Cuando el árbitro sopló el silbato final, El Alto se convirtió en un océano desbordado. Los jugadores se abrazaron, algunos se dejaron caer sobre el césped, otros rompieron en llanto sin pudor. Villegas, el estratega, también lloró: no de tristeza, sino de alivio y orgullo.

La Verde había derrotado 1-0 a Brasil. Y con ese resultado, más el triunfo colombiano, se adueñaba del séptimo puesto con 20 puntos, dejando a Venezuela octava con 18. La tabla mostraba a Argentina como líder con 38, pero a nadie le importaba: Bolivia, después de 31 años, volvía a mirar de frente al Mundial.

Repechaje, la última batalla

La historia no terminaba en El Alto. El destino fijaba marzo de 2026 como fecha de la gran prueba: repechaje en Monterrey y Guadalajara, contra rivales aún por definir de Concacaf, Asia, África u Oceanía. Serían apenas dos partidos para completar los 48 equipos del Mundial de Norteamérica.
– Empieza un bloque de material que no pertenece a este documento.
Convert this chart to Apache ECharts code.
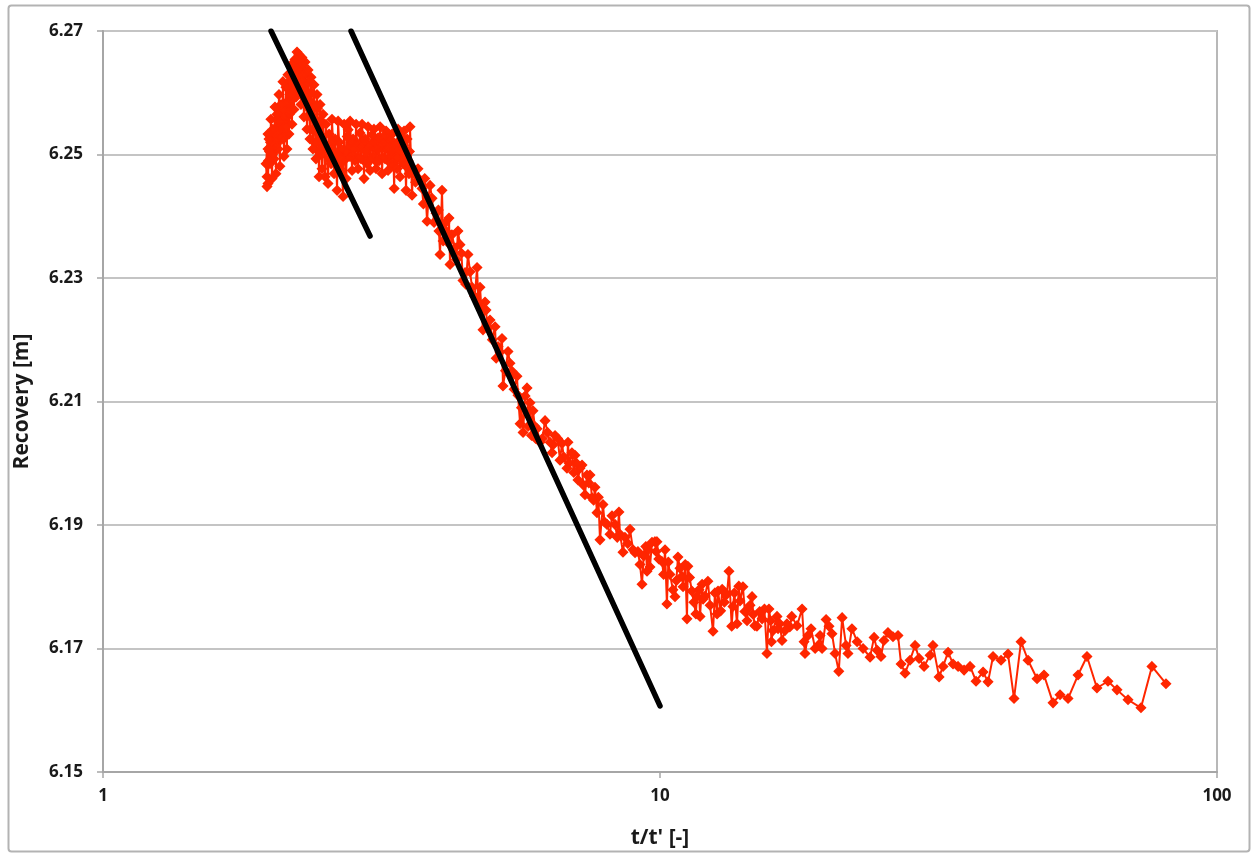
<!DOCTYPE html>
<html>
<head>
<meta charset="utf-8">
<script src="https://cdn.jsdelivr.net/npm/echarts@6/dist/echarts.min.js"></script>
<style>
  html, body { margin: 0; padding: 0; background: #fff; }
  #chart { width: 1252px; height: 854px; }
</style>
</head>
<body>
<div id="chart"></div>
<script>
// recovery data [t/t', recovery m]; late data (high t/t') first
const tailPts = [
  [80.98,6.1643],[76.42,6.1671],[73.03,6.1604],[69.22,6.1617],[66.14,6.1633],[63.72,6.1647],
  [60.88,6.1636],[58.42,6.1687],[56.30,6.1657],[54.02,6.1619],[52.26,6.1625],[50.77,6.1612],
  [48.91,6.1657],[47.52,6.1651],[45.79,6.1681],[44.48,6.1711],[43.21,6.1619],[42.15,6.1691],
  [40.95,6.1681],[39.62,6.1687],[38.81,6.1646],[38.02,6.1662],[36.93,6.1647],[36.04,6.1671],
  [35.15,6.1665],[34.29,6.1671],[33.58,6.1675],[32.90,6.1694],[32.23,6.1671],[31.70,6.1654],
  [30.91,6.1705],[30.54,6.1689],[29.79,6.1671],[29.18,6.1684],[28.71,6.1705],[28.11,6.1681],
  [27.54,6.1660],[27.09,6.1675],[26.75,6.1721],[26.20,6.1719],[25.66,6.1726],[25.24,6.1713],
  [24.93,6.1687],[24.54,6.1697],[24.23,6.1718],[23.83,6.1686],[23.15,6.1700],[22.59,6.1711],
  [22.11,6.1732],[21.75,6.1692],[21.58,6.1705],[21.23,6.1750],[20.94,6.1663],[20.62,6.1692],
  [20.36,6.1724],[20.11,6.1736],[19.87,6.1747],[19.54,6.1700],[19.38,6.1721],[19.23,6.1705],
  [18.99,6.1700],[18.67,6.1732],[18.44,6.1721],[18.21,6.1692],[18.14,6.1711],[17.99,6.1764]
];
const midPts = [
  [17.62,6.1737],[17.24,6.1752],[16.90,6.1740],[16.76,6.1729],[16.56,6.1713],[16.29,6.1732],
  [16.22,6.1752],[15.95,6.1729],[15.85,6.1711],[15.69,6.1764],[15.56,6.1692],[15.40,6.1764],
  [15.25,6.1748],[14.93,6.1736],[14.80,6.1737],[14.63,6.1784],[14.51,6.1770],[14.39,6.1764],
  [14.33,6.1745],[14.09,6.1800],[13.92,6.1777],[13.85,6.1801],[13.75,6.1740],[13.52,6.1768],
  [13.45,6.1736],[13.30,6.1825],[13.19,6.1788],[12.93,6.1796],[12.85,6.1761],[12.71,6.1793],
  [12.66,6.1756],[12.45,6.1728],[12.19,6.1809],[11.95,6.1780],[11.90,6.1804],[11.80,6.1752],
  [11.65,6.1784],[11.60,6.1756],[11.41,6.1793],[11.22,6.1833],[11.18,6.1748],[11.10,6.1836],
  [10.95,6.1817],[10.86,6.1830],[10.77,6.1848],[10.64,6.1784],[10.55,6.1795],[10.42,6.1820],
  [10.29,6.1772],[10.21,6.1860],[10.08,6.1841],[9.876,6.1873],[9.840,6.1857],[9.795,6.1873],
  [9.674,6.1872],[9.594,6.1832],[9.477,6.1825],[9.430,6.1865],[9.283,6.1804],[9.207,6.1836],
  [9.128,6.1857],[8.944,6.1860],[8.834,6.1893],[8.581,6.1856],[8.476,6.1885],[8.439,6.1921],
  [8.302,6.1901],[8.132,6.1885],[8.032,6.1901],[7.900,6.1933],[7.803,6.1876],[7.707,6.1920],
  [7.643,6.1961],[7.549,6.1944],[7.487,6.1981],[7.450,6.1968],[7.394,6.1981],[7.334,6.1949],
  [7.244,6.1997],[7.184,6.1992],[7.124,6.1973],[7.037,6.2013],[6.948,6.2017],[6.836,6.2034],
  [6.807,6.1992],[6.669,6.2032],[6.614,6.2005],[6.480,6.2045],[6.400,6.2017],[6.347,6.2034],
  [6.217,6.2069],[6.090,6.2034],[6.015,6.2056]
];
const midExtra = [
  [17.10,6.1735],[16.40,6.1740],[15.80,6.1745],[15.10,6.1760],[14.70,6.1755],[14.20,6.1760],
  [13.60,6.1790],[13.05,6.1775],[12.55,6.1790],[12.30,6.1770],[12.05,6.1785],[11.75,6.1795],
  [11.50,6.1775],[11.30,6.1815],[11.00,6.1800],[10.70,6.1810],[10.35,6.1840],[10.15,6.1820],
  [9.950,6.1845],[9.520,6.1860],[9.350,6.1850],[9.020,6.1855],[8.750,6.1870],[8.650,6.1880],
  [8.380,6.1880],[8.200,6.1915],[7.950,6.1905],[7.750,6.1945],[7.600,6.1940],[7.280,6.1965],
  [7.080,6.2000],[7.000,6.1985],[6.870,6.2000],[6.720,6.2010],[6.550,6.2040],[6.430,6.2030],
  [6.280,6.2050],[6.150,6.2040],[5.980,6.2040]
];
const steepPts = [
  [5.916,6.2085],[5.843,6.2098],[5.772,6.2122],[5.725,6.2109],[5.678,6.2050],[5.608,6.2064],
  [5.536,6.2141],[5.424,6.2149],[5.379,6.2162],[5.335,6.2181],[5.225,6.2125],[5.204,6.2202],
  [5.120,6.2189],[5.057,6.2221],[4.952,6.2232],[4.871,6.2248],[4.851,6.2261],[4.811,6.2216],
  [4.752,6.2285],[4.694,6.2317],[4.598,6.2285],[4.521,6.2338],[4.467,6.2309],[4.429,6.2296],
  [4.375,6.2354],[4.338,6.2376],[4.282,6.2349],[4.198,6.2322],[4.180,6.2397],[4.163,6.2357],
  [4.112,6.2389],[4.061,6.2442],[4.028,6.2338],[4.010,6.2376],[3.962,6.2405],[3.897,6.2429],
  [3.865,6.2450],[3.818,6.2392],[3.781,6.2461],[3.739,6.2445],[3.677,6.2477],[3.603,6.2477],
  [3.588,6.2434]
];
const steepExtra = [
  [5.960,6.2060],[5.880,6.2045],[5.800,6.2060],[5.640,6.2090],[5.560,6.2110],[5.470,6.2120],
  [5.280,6.2150],[5.160,6.2180],[5.080,6.2170],[5.000,6.2200],[4.900,6.2220],[4.780,6.2250],
  [4.720,6.2260],[4.650,6.2270],[4.560,6.2310],[4.480,6.2290],[4.400,6.2340],[4.310,6.2330],
  [4.230,6.2370],[4.140,6.2375],[4.080,6.2360],[4.000,6.2410],[3.930,6.2390],[3.840,6.2430],
  [3.760,6.2420],[3.700,6.2460],[3.640,6.2455]
];
const plateauPts = [
  [3.558,6.2545],[3.550,6.2505],[3.543,6.2469],[3.529,6.2490],[3.515,6.2525],[3.507,6.2480],
  [3.500,6.2442],[3.485,6.2500],[3.471,6.2538],[3.464,6.2515],[3.457,6.2485],[3.442,6.2528],
  [3.428,6.2509],[3.421,6.2492],[3.414,6.2464],[3.400,6.2522],[3.387,6.2541],[3.380,6.2503],
  [3.373,6.2477],[3.359,6.2495],[3.345,6.2517],[3.338,6.2480],[3.332,6.2445],[3.318,6.2512],
  [3.304,6.2533],[3.297,6.2507],[3.290,6.2485],[3.276,6.2525],[3.263,6.2509],[3.256,6.2490],
  [3.249,6.2474],[3.236,6.2515],[3.223,6.2538],[3.216,6.2512],[3.210,6.2493],[3.196,6.2530],
  [3.183,6.2517],[3.176,6.2495],[3.170,6.2469],[3.157,6.2520],[3.144,6.2545],[3.137,6.2515],
  [3.131,6.2490],[3.118,6.2527],[3.105,6.2509],[3.098,6.2488],[3.092,6.2477],[3.079,6.2512],
  [3.066,6.2541],[3.060,6.2518],[3.054,6.2497],[3.041,6.2532],[3.028,6.2517],[3.022,6.2492],
  [3.016,6.2474],[3.003,6.2510],[2.991,6.2545],[2.985,6.2515],[2.979,6.2485],[2.966,6.2505],
  [2.954,6.2525],[2.948,6.2490],[2.942,6.2461],[2.930,6.2520],[2.918,6.2549],[2.912,6.2518],
  [2.906,6.2493],[2.894,6.2535],[2.882,6.2513],[2.876,6.2495],[2.870,6.2477],[2.858,6.2518],
  [2.847,6.2549],[2.841,6.2520],[2.835,6.2490],[2.823,6.2508],[2.812,6.2525],[2.806,6.2500],
  [2.800,6.2474],[2.788,6.2520],[2.777,6.2554],[2.771,6.2525],[2.766,6.2497],[2.755,6.2540],
  [2.744,6.2529],[2.738,6.2495],[2.732,6.2461],[2.721,6.2505],[2.710,6.2549],[2.704,6.2490],
  [2.698,6.2432],[2.687,6.2470],[2.676,6.2509],[2.670,6.2495],[2.665,6.2477],[2.654,6.2520],
  [2.643,6.2554],[2.637,6.2500],[2.632,6.2442],[2.621,6.2488],[2.610,6.2525],[2.604,6.2498],
  [2.599,6.2469],[2.588,6.2518],[2.577,6.2557],[2.572,6.2520],[2.567,6.2485],[2.556,6.2510],
  [2.546,6.2533],[2.540,6.2495],[2.535,6.2453],[2.524,6.2505],[2.514,6.2549],[2.509,6.2510],
  [2.504,6.2464]
];
const peakPts = [
  [2.483,6.2565],[2.478,6.2520],[2.473,6.2477],[2.468,6.2500],[2.463,6.2525],[2.458,6.2555],
  [2.453,6.2581],[2.448,6.2520],[2.443,6.2464],[2.437,6.2505],[2.432,6.2549],[2.427,6.2575],
  [2.422,6.2597],[2.417,6.2545],[2.412,6.2493],[2.407,6.2518],[2.402,6.2541],[2.397,6.2580],
  [2.392,6.2613],[2.387,6.2560],[2.382,6.2509],[2.377,6.2540],[2.373,6.2573],[2.368,6.2600],
  [2.363,6.2625],[2.358,6.2575],[2.353,6.2525],[2.348,6.2562],[2.343,6.2597],[2.338,6.2618],
  [2.334,6.2637],[2.329,6.2590],[2.324,6.2541],[2.319,6.2578],[2.314,6.2613],[2.310,6.2632],
  [2.305,6.2650],[2.300,6.2605],[2.295,6.2561],[2.290,6.2595],[2.286,6.2629],[2.281,6.2645],
  [2.276,6.2657],[2.271,6.2620],[2.267,6.2581],[2.262,6.2612],[2.258,6.2641],[2.253,6.2652],
  [2.248,6.2662],[2.243,6.2632],[2.239,6.2605],[2.234,6.2638],[2.230,6.2666]
];
const earlyPts = [
  [2.220,6.2593],[2.215,6.2625],[2.211,6.2654],[2.206,6.2612],[2.202,6.2573],[2.197,6.2605],
  [2.193,6.2637],[2.188,6.2592],[2.184,6.2549],[2.179,6.2598],[2.175,6.2645],[2.170,6.2620],
  [2.166,6.2597],[2.161,6.2565],[2.157,6.2533],[2.152,6.2580],[2.148,6.2629],[2.143,6.2568],
  [2.139,6.2509],[2.134,6.2560],[2.130,6.2609],[2.126,6.2583],[2.122,6.2557],[2.117,6.2527],
  [2.113,6.2497],[2.108,6.2558],[2.104,6.2618],[2.100,6.2572],[2.096,6.2525],[2.091,6.2553],
  [2.087,6.2581],[2.082,6.2530],[2.078,6.2481],[2.074,6.2540],[2.070,6.2597],[2.065,6.2553],
  [2.061,6.2509],[2.057,6.2537],[2.053,6.2565],[2.048,6.2517],[2.044,6.2469],[2.040,6.2523],
  [2.036,6.2577],[2.032,6.2535],[2.028,6.2493],[2.023,6.2517],[2.019,6.2541],[2.015,6.2500],
  [2.011,6.2461],[2.006,6.2510],[2.002,6.2557],[1.998,6.2520],[1.994,6.2485],[1.990,6.2505],
  [1.986,6.2525],[1.982,6.2490],[1.978,6.2453],[1.978,6.2509],[1.970,6.2464],[1.978,6.2533],
  [1.962,6.2485],[1.970,6.2448]
];

// straight-line fits drawn by hand on the semi-log plot
const fitEarly = [[2.003,6.27],[3.016,6.2368]];
const fitLate = [[2.788,6.27],[10,6.1607]];

// axis ranges
const xMin = 1, xMax = 100;
const yMin = 6.15, yMax = 6.27, yStep = 0.02;

// the later part is put in t/t' order, the early blob keeps its own order
const lateData = [].concat(tailPts, midPts, midExtra, steepPts, steepExtra)
  .sort((a, b) => b[0] - a[0]);
const recovery = lateData.concat(plateauPts, peakPts, earlyPts);

var myChart = echarts.init(document.getElementById("chart"));
var labelFont = { fontFamily: "Open Sans", fontWeight: "bold", color: "#1a1a1a" };

var option = {
  animation: false,
  backgroundColor: "#fff",
  graphic: [
    {
      type: "rect",
      shape: { x: 8.5, y: 5.5, width: 1241, height: 846, r: 3 },
      style: { fill: "none", stroke: "#b3b3b3", lineWidth: 2 },
      z: -1,
    },
  ],
  grid: {
    left: 103,
    top: 31,
    right: 35,
    bottom: 74,
    show: true,
    borderColor: "#b8b8b8",
    borderWidth: 2,
  },
  xAxis: {
    type: "log",
    logBase: 10,
    min: xMin,
    max: xMax,
    name: "t/t' [-]",
    nameLocation: "middle",
    nameGap: 56,
    nameTextStyle: Object.assign({ fontSize: 21 }, labelFont),
    axisLine: { lineStyle: { color: "#a6a6a6", width: 2 } },
    axisTick: { show: true, length: 6, lineStyle: { color: "#a6a6a6", width: 1.5 } },
    minorTick: { show: false },
    axisLabel: Object.assign({ fontSize: 17, margin: 16 }, labelFont),
    splitLine: { show: false },
  },
  yAxis: {
    type: "value",
    min: yMin,
    max: yMax,
    interval: yStep,
    name: "Recovery [m]",
    nameLocation: "middle",
    nameRotate: 90,
    nameGap: 70,
    nameTextStyle: Object.assign({ fontSize: 21 }, labelFont),
    axisLine: { show: true, lineStyle: { color: "#a6a6a6", width: 2 } },
    axisTick: { show: true, length: 6, lineStyle: { color: "#a6a6a6", width: 1.5 } },
    axisLabel: Object.assign(
      { fontSize: 17, margin: 20, formatter: (v) => v.toFixed(2) },
      labelFont
    ),
    splitLine: { show: true, lineStyle: { color: "#c4c4c4", width: 2 } },
  },
  series: [
    {
      name: "recovery",
      type: "line",
      data: recovery,
      symbol: "diamond",
      symbolSize: 9,
      showSymbol: true,
      lineStyle: { color: "#ff2600", width: 2 },
      itemStyle: { color: "#ff2600", borderColor: "#ff2600", borderWidth: 1.5 },
      z: 2,
    },
    {
      name: "fit early",
      type: "line",
      data: fitEarly,
      symbol: "none",
      lineStyle: { color: "#000", width: 5.5, cap: "round" },
      z: 3,
    },
    {
      name: "fit late",
      type: "line",
      data: fitLate,
      symbol: "none",
      lineStyle: { color: "#000", width: 5.5, cap: "round" },
      z: 3,
    },
  ],
};

myChart.setOption(option);
</script>
</body>
</html>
Pero en esa noche alteña, nada más importaba. El país entero, de La Paz a Beni, de Santa Cruz a Pando, celebraba como si el boleto ya estuviera en el bolsillo. No era exageración: después de tres décadas de espera, el simple derecho a soñar ya era victoria.

Voces del alma

Miguelito Terceros, aún con lágrimas en los ojos, dijo frente a los micrófonos: “Este penal fue para todo Bolivia, para los que ya no están, para los que sueñan desde siempre. No jugamos solos: jugamos con un país entero”.

Carlos Lampe, el guardián del arco, resumió la noche en una frase: “Defendimos como si nuestra vida dependiera de cada pelota. Y quizás era así: dependía nuestro sueño”.

En las tribunas, la multitud se deshacía en cantos y lágrimas. Familias enteras se abrazaban, los niños gritaban nombres que soñaban con repetir algún día, y los ancianos recordaban a Etcheverry, a Sánchez, a Baldivieso, a los héroes del 94. El ciclo se cerraba, y otro se abría.